Auch Krüsken kritisiert das Bundesprogramm: Eine Milliarde Euro würde nicht für alle interessierten Landwirtinnen und Landwirte reichen, da Betriebe, die den Anforderungen bereits entsprechen, einen großen Teil des Geldes als laufende Förderung abgreifen würden. Michael Joos glaubt, dass die positiven Effekte für viele Betriebe gering ausfallen könnten. "Die staatliche Unterstützung hilft am ehesten jungen Berufskollegen, die daraus Hoffnung schöpfen können", so Joos.

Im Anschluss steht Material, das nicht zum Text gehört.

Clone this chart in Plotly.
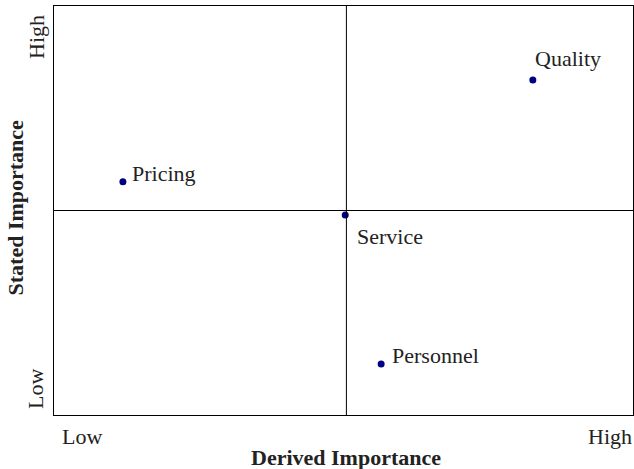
import plotly.graph_objects as go

# facteurs et positions (importance dérivée / déclarée, échelle 0-10)
factors = ["Quality", "Pricing", "Service", "Personnel"]
derived = [8.27, 1.19, 5.03, 5.65]
stated = [8.19, 5.70, 4.89, 1.25]
# décalage des étiquettes par rapport au point (pixels)
label_dx = [0, 7, 10, 9]
label_dy = [22, 8, -21, 8]

tick_text = ["Low", "High"]
split_x = 5.05
split_y = 5.0

font = "Liberation Serif, Times New Roman, serif"
txt = {"family": font, "size": 22, "color": "#222"}

fig = go.Figure()
fig.add_trace(go.Scatter(
    x=derived, y=stated, mode="markers",
    marker={"color": "#000080", "size": 7}, text=factors, hoverinfo="text", showlegend=False,
))

# les deux lignes qui séparent les quadrants
fig.add_shape(type="line", x0=split_x, x1=split_x, y0=0, y1=10, line={"color": "black", "width": 1})
fig.add_shape(type="line", x0=0, x1=10, y0=split_y, y1=split_y, line={"color": "black", "width": 1})

notes = []
for name, x, y, dx, dy in zip(factors, derived, stated, label_dx, label_dy):
    notes.append(dict(x=x, y=y, text=name, showarrow=False, xanchor="left", yanchor="middle",
                      xshift=dx, yshift=dy, font=txt))

# libellés bas / haut des axes
paper = {"xref": "paper", "yref": "paper", "showarrow": False, "font": txt,
         "xanchor": "center", "yanchor": "middle"}
notes += [
    dict(paper, x=0, y=0, text=tick_text[0], xshift=28, yshift=-21),
    dict(paper, x=1, y=0, text=tick_text[1], xanchor="right", xshift=1, yshift=-21),
    dict(paper, x=0, y=0, text=tick_text[0], textangle=-90, xshift=-19, yshift=26),
    dict(paper, x=0, y=1, text=tick_text[1], textangle=-90, xshift=-18, yshift=-31),
    dict(paper, x=0.5, y=0, text="<b>Derived Importance</b>", xshift=2, yshift=-42),
    dict(paper, x=0, y=0.5, text="<b>Stated Importance</b>", textangle=-90, xshift=-39, yshift=3),
]

axis = {"showgrid": False, "zeroline": False, "showline": True, "linecolor": "black",
        "linewidth": 1, "mirror": True, "ticks": "", "range": [0, 10],
        "showticklabels": False, "automargin": False}

fig.update_layout(
    width=634, height=469,
    margin={"l": 54, "r": 1, "t": 6, "b": 54},
    paper_bgcolor="white", plot_bgcolor="white",
    xaxis=axis, yaxis=axis, annotations=notes,
)

# la page html a une marge de 8px par défaut : on la retire, et pas de barre d'outils
fig.write_html("out.html", config={"displayModeBar": False},
               post_script="document.body.style.margin='0';")
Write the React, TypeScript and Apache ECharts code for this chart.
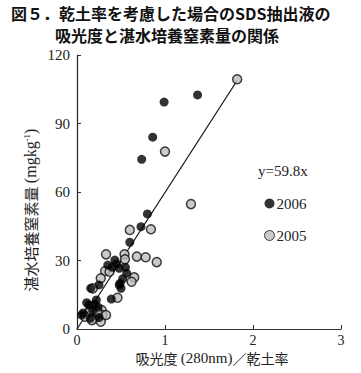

Wie sind unter diesen Bedingungen die Aussichten für die Schweinehaltung, in Fleinheim und in Deutschland? Ziemlich düster, wenn man Krüsken fragt. Neben unzureichender Förderung kritisiert er auch die Änderungen im Tierschutzgesetz, die in den kommenden Jahren wirksam werden: "Das wird der Sargnagel der deutschen Schweineindustrie." Die Nachfrage nach Schweinefleisch würde aber nicht verschwinden, sondern nur verlagert werden: "Der Ferkelerzeuger im Ausland hat andere Spielregeln."
Spezialisierung in der Schweinehaltung
Die moderne Schweineproduktion erfolgt meist in einem arbeitsteiligen System, weil die Produktionsbereiche Zucht, Ferkelerzeugung und Mast unterschiedliche Anforderungen an Tierhalter stellen. Die Ferkelerzeugung findet in Betrieben mit Muttersauen statt, die im Jahr mehrere Würfe Ferkel zur Welt bringen. Diese Ferkel werden dann aufgezogen, bis sie ein Gewicht von 25 bis 30 Kilogramm erreichen, bevor sie in einen Mastbetrieb gebracht werden. Dort bleiben die Tiere, bis sie ein Gewicht von 110 bis 125 Kilogramm erreicht haben. Danach werden sie zur Schlachtung gebracht.